_TASK OBJECTIVE:_
An exact copy of all the data is required, with pictures left out.

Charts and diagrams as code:
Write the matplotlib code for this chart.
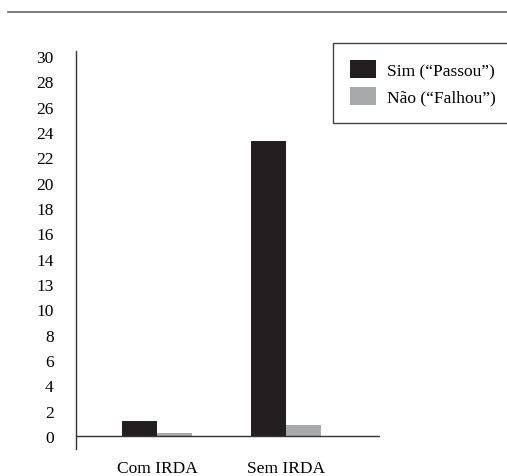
import matplotlib.pyplot as plt
from matplotlib.lines import Line2D
import numpy as np

# data
groups = ['Com IRDA', 'Sem IRDA']
sim_passou = [1.2, 23.3]
nao_falhou = [0.2, 0.9]
series_names = ['Sim (\u201cPassou\u201d)', 'N\u00e3o (\u201cFalhou\u201d)']
tick_values = [0, 2, 4, 6, 8, 10, 12, 14, 16, 18, 20, 22, 24, 26, 28, 30]
tick_labels = ['0', '2', '4', '6', '8', '10', '13', '14', '16', '18', '20',
               '22', '24', '26', '28', '30']

plt.rcParams['font.family'] = ['Liberation Serif', 'DejaVu Serif']

W, H = 507, 477
fig = plt.figure(figsize=(W / 100, H / 100), dpi=100)
ax = fig.add_axes([76 / W, 27 / H, (380 - 76) / W, (450 - 52) / H])

x = np.arange(len(groups))
w = 0.27
b1 = ax.bar(x - w / 2, sim_passou, w, color='#231f20', label=series_names[0])
b2 = ax.bar(x + w / 2, nao_falhou, w, color='#a7a9ac', label=series_names[1])

ax.set_xlim(-0.628, 1.729)
ax.set_ylim(-1.03, 30.4)
for s in ['top', 'right', 'bottom']:
    ax.spines[s].set_visible(False)
ax.spines['left'].set_color('#333333')
ax.spines['left'].set_linewidth(1)
ax.axhline(0, color='#333333', lw=1)

ax.set_yticks(tick_values)
ax.set_yticklabels(tick_labels)
ax.set_xticks(x)
ax.set_xticklabels(groups)
ax.tick_params(axis='y', length=0, pad=16, labelsize=12.5)
ax.tick_params(axis='x', length=0, pad=8, labelsize=12.5)

# top rule
fig.add_artist(Line2D([8 / W, 1], [1 - 13 / H, 1 - 13 / H], color='#666666', lw=1.2))

leg = fig.legend(handles=[b1, b2], loc='upper left',
                 bbox_to_anchor=(333 / W, 1 - 44 / H - 0.01, 180 / W, 0.01), mode='expand',
                 borderaxespad=0, fontsize=12.5, handlelength=1.5, handleheight=1.2,
                 handletextpad=0.6, labelspacing=0.45, borderpad=1.0,
                 fancybox=False, framealpha=1)
leg.get_frame().set_edgecolor('#444444')
leg.get_frame().set_linewidth(1)

fig.savefig('out.png', dpi=100)
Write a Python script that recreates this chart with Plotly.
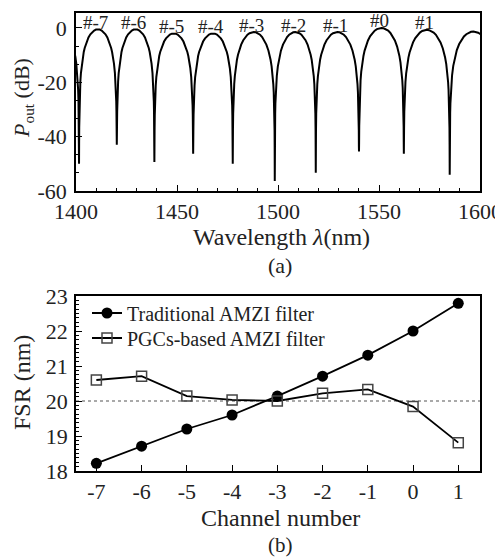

_FULL SOLUTION:_
Write the matplotlib code for this chart.
import matplotlib.pyplot as plt
from matplotlib.lines import Line2D
import numpy as np

# data
groups = ['Com IRDA', 'Sem IRDA']
sim_passou = [1.2, 23.3]
nao_falhou = [0.2, 0.9]
series_names = ['Sim (\u201cPassou\u201d)', 'N\u00e3o (\u201cFalhou\u201d)']
tick_values = [0, 2, 4, 6, 8, 10, 12, 14, 16, 18, 20, 22, 24, 26, 28, 30]
tick_labels = ['0', '2', '4', '6', '8', '10', '13', '14', '16', '18', '20',
               '22', '24', '26', '28', '30']

plt.rcParams['font.family'] = ['Liberation Serif', 'DejaVu Serif']

W, H = 507, 477
fig = plt.figure(figsize=(W / 100, H / 100), dpi=100)
ax = fig.add_axes([76 / W, 27 / H, (380 - 76) / W, (450 - 52) / H])

x = np.arange(len(groups))
w = 0.27
b1 = ax.bar(x - w / 2, sim_passou, w, color='#231f20', label=series_names[0])
b2 = ax.bar(x + w / 2, nao_falhou, w, color='#a7a9ac', label=series_names[1])

ax.set_xlim(-0.628, 1.729)
ax.set_ylim(-1.03, 30.4)
for s in ['top', 'right', 'bottom']:
    ax.spines[s].set_visible(False)
ax.spines['left'].set_color('#333333')
ax.spines['left'].set_linewidth(1)
ax.axhline(0, color='#333333', lw=1)

ax.set_yticks(tick_values)
ax.set_yticklabels(tick_labels)
ax.set_xticks(x)
ax.set_xticklabels(groups)
ax.tick_params(axis='y', length=0, pad=16, labelsize=12.5)
ax.tick_params(axis='x', length=0, pad=8, labelsize=12.5)

# top rule
fig.add_artist(Line2D([8 / W, 1], [1 - 13 / H, 1 - 13 / H], color='#666666', lw=1.2))

leg = fig.legend(handles=[b1, b2], loc='upper left',
                 bbox_to_anchor=(333 / W, 1 - 44 / H - 0.01, 180 / W, 0.01), mode='expand',
                 borderaxespad=0, fontsize=12.5, handlelength=1.5, handleheight=1.2,
                 handletextpad=0.6, labelspacing=0.45, borderpad=1.0,
                 fancybox=False, framealpha=1)
leg.get_frame().set_edgecolor('#444444')
leg.get_frame().set_linewidth(1)

fig.savefig('out.png', dpi=100)
Write a Python script that recreates this chart with Plotly.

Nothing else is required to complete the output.